There are three lines of computation in this function. Line 3 adds the result of Perceptron.grad() to the weight vector w, which is a \(p \times 1\) vector. Performing this addition, therefore, requires \(p\) operations, so this line is \(O(p)\), where \(p\) is the number of dimensions in the dataset. Lines 1 and 2 both involve computing the current loss, which is the number of misclassified points. This amounts to performing the matrix multiplication X@w and checking whether the results are correctly classified or not. The running time of this operation is \(O(n \times p) + O(n)\), as the matrix multiplication takes \(n \times p\) steps, and checking the results takes \(n\) steps. Therefore, the running time of the entire step() function is \(O(n \times p) + O(n) + O(p)\), which is the same as \(O(n \times p)\).

While the Perceptron algorithm may be dated and relatively low in power, it still marks an important concept in machine learning, which is using iterative learning approaches to optimize some value.
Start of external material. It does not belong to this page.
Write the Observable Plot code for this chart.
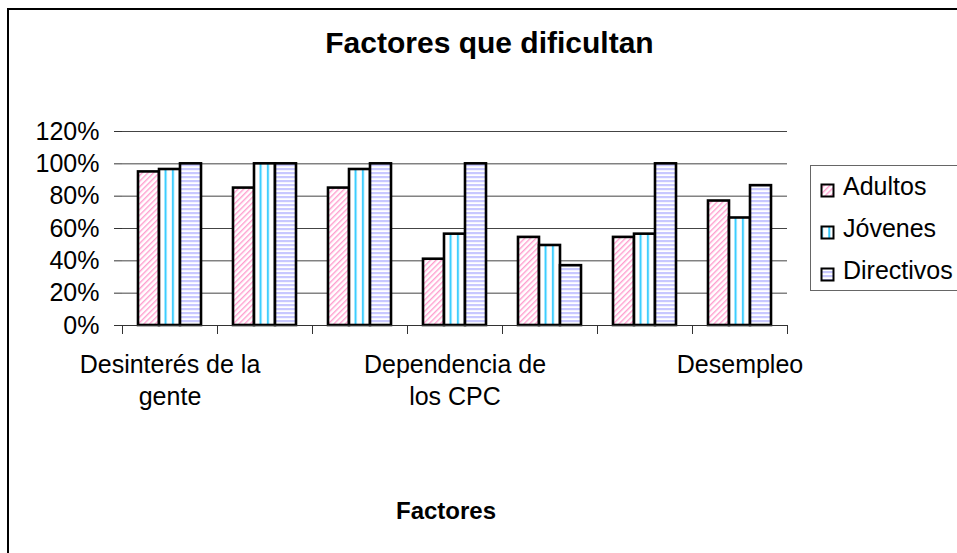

By updating the decision line based on a misclassified point, the simple Perceptron model is able to converge to a correct classification line on linearly separable data, even with large numbers of dimensions. More powerful algorithms such as logistic regressions build on this approach by iteratively optimizing convex loss functions, which allow for more powerful classifications. Implementing more complex learning algorithms will be a focus in future work, but the Perceptron serves as an easy to understand starting point.